Data records

-*-

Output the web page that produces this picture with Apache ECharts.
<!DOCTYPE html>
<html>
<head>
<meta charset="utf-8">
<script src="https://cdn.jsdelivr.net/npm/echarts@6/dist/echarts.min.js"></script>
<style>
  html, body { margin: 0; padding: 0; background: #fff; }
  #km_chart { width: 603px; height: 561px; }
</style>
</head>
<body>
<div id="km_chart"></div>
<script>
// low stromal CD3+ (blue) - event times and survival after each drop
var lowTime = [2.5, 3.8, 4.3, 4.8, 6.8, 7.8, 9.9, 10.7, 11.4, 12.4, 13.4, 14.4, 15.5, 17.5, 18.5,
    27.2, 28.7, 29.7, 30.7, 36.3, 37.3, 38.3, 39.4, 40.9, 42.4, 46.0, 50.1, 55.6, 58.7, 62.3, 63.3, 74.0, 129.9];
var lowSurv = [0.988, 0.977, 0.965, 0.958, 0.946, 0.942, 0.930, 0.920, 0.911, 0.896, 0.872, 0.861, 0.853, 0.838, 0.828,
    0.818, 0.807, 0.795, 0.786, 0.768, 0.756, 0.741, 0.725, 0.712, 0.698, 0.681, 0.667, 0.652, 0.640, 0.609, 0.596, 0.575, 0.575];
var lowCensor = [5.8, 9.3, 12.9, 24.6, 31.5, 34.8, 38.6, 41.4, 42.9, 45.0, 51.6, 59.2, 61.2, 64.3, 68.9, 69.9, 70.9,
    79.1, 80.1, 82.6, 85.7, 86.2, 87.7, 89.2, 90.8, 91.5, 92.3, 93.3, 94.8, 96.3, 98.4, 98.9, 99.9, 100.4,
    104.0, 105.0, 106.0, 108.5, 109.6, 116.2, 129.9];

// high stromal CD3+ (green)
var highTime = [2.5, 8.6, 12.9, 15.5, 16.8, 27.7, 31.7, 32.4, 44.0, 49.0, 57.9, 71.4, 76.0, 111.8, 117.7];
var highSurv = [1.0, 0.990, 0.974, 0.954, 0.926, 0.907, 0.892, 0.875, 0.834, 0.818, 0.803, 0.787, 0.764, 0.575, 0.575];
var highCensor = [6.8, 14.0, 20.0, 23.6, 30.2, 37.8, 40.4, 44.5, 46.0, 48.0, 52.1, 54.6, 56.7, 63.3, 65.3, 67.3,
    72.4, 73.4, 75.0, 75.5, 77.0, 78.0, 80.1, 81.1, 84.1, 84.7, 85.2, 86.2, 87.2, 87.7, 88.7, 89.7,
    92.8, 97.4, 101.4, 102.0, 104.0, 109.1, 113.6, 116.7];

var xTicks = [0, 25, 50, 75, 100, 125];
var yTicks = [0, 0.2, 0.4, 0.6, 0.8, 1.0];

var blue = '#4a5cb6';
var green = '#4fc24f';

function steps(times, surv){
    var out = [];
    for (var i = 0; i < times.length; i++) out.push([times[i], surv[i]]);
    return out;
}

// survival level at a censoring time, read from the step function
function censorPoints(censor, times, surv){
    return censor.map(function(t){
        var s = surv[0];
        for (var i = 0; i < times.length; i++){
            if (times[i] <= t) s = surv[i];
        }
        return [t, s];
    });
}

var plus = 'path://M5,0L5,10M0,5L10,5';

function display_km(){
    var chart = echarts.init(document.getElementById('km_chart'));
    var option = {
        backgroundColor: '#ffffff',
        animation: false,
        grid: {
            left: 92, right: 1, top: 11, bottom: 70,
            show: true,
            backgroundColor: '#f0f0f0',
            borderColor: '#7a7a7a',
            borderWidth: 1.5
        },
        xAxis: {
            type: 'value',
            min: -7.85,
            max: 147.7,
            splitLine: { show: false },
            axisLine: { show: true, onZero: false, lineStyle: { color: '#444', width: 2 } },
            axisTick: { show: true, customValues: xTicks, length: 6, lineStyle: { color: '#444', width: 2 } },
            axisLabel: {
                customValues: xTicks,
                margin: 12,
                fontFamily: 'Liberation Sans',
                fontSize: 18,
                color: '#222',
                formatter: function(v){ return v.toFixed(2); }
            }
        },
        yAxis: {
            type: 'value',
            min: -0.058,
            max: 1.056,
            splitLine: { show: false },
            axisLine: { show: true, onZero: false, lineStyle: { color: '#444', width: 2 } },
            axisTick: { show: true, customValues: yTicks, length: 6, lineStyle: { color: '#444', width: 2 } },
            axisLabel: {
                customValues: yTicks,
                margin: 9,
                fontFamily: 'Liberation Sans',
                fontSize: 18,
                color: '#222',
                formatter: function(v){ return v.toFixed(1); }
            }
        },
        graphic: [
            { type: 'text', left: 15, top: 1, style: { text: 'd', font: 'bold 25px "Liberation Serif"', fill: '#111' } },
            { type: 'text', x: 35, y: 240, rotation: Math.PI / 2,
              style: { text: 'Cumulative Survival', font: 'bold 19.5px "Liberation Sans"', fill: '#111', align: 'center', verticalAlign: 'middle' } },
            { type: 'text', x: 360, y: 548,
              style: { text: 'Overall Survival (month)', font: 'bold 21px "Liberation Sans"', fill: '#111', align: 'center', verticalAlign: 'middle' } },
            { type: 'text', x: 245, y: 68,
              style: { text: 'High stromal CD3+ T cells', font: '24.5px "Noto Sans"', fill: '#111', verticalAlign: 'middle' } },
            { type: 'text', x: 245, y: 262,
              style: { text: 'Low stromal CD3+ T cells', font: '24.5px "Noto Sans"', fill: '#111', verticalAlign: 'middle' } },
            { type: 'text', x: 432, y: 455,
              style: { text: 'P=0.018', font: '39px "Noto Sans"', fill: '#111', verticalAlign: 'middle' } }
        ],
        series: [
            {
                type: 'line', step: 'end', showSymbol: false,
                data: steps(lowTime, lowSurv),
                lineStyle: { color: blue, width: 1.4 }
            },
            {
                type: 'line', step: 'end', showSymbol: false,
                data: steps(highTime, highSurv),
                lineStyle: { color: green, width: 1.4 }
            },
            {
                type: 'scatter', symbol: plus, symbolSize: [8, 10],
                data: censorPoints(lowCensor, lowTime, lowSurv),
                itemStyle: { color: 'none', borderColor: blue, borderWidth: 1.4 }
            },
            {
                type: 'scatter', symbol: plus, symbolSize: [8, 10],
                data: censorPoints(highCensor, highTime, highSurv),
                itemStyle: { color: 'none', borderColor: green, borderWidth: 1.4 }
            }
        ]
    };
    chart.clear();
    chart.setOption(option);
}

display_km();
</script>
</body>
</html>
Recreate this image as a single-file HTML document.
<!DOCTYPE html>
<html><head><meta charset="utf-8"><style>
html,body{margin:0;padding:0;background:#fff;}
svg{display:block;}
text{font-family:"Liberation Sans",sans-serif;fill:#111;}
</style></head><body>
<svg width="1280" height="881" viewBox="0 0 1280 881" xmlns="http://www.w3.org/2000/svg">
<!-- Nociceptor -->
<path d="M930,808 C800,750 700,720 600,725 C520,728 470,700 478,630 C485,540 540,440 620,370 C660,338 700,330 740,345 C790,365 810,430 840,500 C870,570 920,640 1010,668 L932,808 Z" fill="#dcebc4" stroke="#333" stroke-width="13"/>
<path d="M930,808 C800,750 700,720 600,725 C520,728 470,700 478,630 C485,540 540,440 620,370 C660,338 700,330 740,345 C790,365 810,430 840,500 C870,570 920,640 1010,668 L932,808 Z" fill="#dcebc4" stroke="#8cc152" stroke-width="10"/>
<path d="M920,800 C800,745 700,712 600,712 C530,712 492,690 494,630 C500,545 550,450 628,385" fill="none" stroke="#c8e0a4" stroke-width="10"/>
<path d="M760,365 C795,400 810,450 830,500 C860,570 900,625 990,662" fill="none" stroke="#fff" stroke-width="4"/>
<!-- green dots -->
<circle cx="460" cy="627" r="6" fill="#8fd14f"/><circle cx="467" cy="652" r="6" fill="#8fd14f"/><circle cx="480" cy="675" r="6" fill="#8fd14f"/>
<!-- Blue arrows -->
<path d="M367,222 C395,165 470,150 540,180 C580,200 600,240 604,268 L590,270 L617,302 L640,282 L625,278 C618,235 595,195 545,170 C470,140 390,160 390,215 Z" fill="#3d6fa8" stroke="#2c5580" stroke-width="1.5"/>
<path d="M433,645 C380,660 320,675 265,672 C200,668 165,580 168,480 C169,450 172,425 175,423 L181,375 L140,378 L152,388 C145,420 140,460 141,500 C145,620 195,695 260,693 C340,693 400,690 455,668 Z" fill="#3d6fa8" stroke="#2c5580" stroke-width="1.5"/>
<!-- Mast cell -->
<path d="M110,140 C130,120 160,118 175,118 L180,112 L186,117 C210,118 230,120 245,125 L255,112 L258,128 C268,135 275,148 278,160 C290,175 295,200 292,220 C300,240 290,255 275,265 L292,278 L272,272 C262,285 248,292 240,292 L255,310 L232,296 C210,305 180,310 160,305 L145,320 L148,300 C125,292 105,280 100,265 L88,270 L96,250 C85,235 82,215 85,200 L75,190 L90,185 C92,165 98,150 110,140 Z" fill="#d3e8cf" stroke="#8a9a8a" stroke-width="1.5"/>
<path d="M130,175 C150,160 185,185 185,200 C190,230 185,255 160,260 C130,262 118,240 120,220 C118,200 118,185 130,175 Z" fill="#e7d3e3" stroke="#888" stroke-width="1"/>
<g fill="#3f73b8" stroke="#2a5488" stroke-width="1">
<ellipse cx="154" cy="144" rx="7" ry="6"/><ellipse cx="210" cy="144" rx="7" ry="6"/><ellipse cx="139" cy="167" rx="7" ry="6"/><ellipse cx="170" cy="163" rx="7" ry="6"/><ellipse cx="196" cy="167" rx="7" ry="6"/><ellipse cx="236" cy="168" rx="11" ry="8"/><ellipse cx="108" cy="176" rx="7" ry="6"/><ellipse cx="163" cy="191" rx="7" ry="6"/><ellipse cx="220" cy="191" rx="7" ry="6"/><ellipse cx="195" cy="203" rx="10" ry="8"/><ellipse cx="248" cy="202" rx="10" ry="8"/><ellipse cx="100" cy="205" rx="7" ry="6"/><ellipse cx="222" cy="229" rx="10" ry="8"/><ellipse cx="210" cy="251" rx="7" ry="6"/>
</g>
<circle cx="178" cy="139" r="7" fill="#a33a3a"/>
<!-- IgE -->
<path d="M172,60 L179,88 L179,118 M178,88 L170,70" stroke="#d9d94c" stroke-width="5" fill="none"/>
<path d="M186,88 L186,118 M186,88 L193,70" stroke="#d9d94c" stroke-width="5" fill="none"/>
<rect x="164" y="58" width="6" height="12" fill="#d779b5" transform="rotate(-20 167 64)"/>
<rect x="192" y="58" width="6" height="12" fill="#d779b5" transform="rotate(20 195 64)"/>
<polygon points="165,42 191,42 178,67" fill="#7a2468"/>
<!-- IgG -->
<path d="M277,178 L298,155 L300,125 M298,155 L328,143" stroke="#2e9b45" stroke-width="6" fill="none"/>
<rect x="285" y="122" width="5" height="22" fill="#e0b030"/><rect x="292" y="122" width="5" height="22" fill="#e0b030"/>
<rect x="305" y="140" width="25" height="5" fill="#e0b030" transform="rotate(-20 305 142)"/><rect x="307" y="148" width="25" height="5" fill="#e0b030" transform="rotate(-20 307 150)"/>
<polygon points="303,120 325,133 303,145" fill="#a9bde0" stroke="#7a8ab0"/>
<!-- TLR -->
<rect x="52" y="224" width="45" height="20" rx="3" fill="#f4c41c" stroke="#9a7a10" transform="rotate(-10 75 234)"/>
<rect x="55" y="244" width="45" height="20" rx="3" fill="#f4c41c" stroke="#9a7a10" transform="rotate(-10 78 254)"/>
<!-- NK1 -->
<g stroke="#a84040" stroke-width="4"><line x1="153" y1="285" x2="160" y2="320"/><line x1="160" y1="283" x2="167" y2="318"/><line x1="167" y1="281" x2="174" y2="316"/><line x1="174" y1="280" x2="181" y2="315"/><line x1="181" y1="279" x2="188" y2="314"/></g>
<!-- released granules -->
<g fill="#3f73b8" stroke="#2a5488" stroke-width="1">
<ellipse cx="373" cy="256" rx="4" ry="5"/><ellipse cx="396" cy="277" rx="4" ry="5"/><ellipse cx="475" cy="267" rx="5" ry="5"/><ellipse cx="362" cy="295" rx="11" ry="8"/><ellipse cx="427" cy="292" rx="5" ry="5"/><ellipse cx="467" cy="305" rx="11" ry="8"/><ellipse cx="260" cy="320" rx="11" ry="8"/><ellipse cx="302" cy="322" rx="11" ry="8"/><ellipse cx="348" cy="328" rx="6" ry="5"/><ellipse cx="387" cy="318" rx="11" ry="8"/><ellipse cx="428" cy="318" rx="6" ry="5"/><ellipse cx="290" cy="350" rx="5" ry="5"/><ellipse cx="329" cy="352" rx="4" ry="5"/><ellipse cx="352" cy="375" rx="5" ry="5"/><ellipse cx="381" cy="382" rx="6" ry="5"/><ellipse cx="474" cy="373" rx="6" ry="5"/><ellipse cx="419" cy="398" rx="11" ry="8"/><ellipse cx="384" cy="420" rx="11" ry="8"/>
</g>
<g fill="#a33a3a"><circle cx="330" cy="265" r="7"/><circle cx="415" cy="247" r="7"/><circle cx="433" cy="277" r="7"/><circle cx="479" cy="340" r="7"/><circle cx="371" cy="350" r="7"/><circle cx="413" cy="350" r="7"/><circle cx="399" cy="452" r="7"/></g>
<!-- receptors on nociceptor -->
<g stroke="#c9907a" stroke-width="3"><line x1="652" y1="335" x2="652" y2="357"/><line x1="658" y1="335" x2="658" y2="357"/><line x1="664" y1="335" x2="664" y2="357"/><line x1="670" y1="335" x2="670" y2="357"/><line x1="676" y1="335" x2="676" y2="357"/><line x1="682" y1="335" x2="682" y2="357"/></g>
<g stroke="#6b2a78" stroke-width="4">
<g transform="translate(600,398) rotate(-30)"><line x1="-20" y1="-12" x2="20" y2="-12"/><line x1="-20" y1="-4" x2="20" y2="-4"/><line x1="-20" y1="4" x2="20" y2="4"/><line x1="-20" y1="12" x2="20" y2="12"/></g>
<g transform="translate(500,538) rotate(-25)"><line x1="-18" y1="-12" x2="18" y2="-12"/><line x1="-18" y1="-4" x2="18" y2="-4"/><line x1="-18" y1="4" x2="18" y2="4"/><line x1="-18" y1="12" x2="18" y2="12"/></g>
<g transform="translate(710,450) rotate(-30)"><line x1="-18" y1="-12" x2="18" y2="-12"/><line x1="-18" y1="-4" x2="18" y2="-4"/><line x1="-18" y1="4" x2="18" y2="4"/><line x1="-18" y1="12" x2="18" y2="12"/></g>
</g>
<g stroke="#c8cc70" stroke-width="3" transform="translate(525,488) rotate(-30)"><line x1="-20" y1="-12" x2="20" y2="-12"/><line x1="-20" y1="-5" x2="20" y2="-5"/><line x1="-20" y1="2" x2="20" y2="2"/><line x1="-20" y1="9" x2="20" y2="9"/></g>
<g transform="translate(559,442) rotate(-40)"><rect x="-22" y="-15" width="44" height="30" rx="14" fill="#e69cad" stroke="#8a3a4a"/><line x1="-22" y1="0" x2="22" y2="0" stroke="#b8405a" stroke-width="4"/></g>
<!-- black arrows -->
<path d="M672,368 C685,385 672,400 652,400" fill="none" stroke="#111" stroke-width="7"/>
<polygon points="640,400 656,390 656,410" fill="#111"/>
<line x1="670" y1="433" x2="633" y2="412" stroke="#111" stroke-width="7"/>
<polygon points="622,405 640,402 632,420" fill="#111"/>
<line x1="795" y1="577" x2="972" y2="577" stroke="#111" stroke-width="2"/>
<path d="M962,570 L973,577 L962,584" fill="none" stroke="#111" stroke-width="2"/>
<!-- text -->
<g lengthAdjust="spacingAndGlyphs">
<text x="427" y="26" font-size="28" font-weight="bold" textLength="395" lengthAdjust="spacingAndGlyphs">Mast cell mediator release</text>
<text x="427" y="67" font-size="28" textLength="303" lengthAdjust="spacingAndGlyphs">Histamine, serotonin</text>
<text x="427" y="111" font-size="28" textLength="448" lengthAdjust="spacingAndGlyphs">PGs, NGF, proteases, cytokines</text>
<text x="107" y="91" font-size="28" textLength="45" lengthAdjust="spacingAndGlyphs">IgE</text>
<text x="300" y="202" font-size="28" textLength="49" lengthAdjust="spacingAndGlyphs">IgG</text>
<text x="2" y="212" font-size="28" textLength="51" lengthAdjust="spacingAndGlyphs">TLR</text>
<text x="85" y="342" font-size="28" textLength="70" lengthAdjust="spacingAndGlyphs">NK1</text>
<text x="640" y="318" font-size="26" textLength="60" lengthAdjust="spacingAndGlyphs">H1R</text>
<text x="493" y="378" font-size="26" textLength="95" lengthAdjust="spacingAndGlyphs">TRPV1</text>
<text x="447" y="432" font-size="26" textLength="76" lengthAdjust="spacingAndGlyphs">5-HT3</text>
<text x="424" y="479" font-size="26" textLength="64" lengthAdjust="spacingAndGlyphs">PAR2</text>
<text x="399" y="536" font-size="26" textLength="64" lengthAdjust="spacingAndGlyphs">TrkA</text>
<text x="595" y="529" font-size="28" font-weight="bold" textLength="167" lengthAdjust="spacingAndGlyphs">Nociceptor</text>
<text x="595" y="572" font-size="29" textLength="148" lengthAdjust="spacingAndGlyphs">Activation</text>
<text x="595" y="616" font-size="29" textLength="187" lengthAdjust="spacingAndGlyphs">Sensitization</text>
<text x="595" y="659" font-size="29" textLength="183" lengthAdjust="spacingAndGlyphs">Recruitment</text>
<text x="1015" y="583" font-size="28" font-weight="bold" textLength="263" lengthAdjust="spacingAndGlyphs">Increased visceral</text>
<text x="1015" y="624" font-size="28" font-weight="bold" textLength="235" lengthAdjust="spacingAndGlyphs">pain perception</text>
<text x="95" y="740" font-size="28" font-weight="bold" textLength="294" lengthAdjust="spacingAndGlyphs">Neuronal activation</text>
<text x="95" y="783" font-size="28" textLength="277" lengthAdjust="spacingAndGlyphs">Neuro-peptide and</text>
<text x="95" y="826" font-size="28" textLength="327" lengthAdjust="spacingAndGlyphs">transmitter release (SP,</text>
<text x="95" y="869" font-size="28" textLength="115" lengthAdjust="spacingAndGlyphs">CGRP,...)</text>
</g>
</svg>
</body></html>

-*-

* [WHAT TO PRODUCE]:
Begin with the first line of the records and reproduce each line as is, ending with the line that holds "104.0, 105.0, 106.0, 108.5, 109.6, 116.2, 129.9];".

* [RESULT FOR THIS TASK]:
Output the web page that produces this picture with Apache ECharts.
<!DOCTYPE html>
<html>
<head>
<meta charset="utf-8">
<script src="https://cdn.jsdelivr.net/npm/echarts@6/dist/echarts.min.js"></script>
<style>
  html, body { margin: 0; padding: 0; background: #fff; }
  #km_chart { width: 603px; height: 561px; }
</style>
</head>
<body>
<div id="km_chart"></div>
<script>
// low stromal CD3+ (blue) - event times and survival after each drop
var lowTime = [2.5, 3.8, 4.3, 4.8, 6.8, 7.8, 9.9, 10.7, 11.4, 12.4, 13.4, 14.4, 15.5, 17.5, 18.5,
    27.2, 28.7, 29.7, 30.7, 36.3, 37.3, 38.3, 39.4, 40.9, 42.4, 46.0, 50.1, 55.6, 58.7, 62.3, 63.3, 74.0, 129.9];
var lowSurv = [0.988, 0.977, 0.965, 0.958, 0.946, 0.942, 0.930, 0.920, 0.911, 0.896, 0.872, 0.861, 0.853, 0.838, 0.828,
    0.818, 0.807, 0.795, 0.786, 0.768, 0.756, 0.741, 0.725, 0.712, 0.698, 0.681, 0.667, 0.652, 0.640, 0.609, 0.596, 0.575, 0.575];
var lowCensor = [5.8, 9.3, 12.9, 24.6, 31.5, 34.8, 38.6, 41.4, 42.9, 45.0, 51.6, 59.2, 61.2, 64.3, 68.9, 69.9, 70.9,
    79.1, 80.1, 82.6, 85.7, 86.2, 87.7, 89.2, 90.8, 91.5, 92.3, 93.3, 94.8, 96.3, 98.4, 98.9, 99.9, 100.4,
    104.0, 105.0, 106.0, 108.5, 109.6, 116.2, 129.9];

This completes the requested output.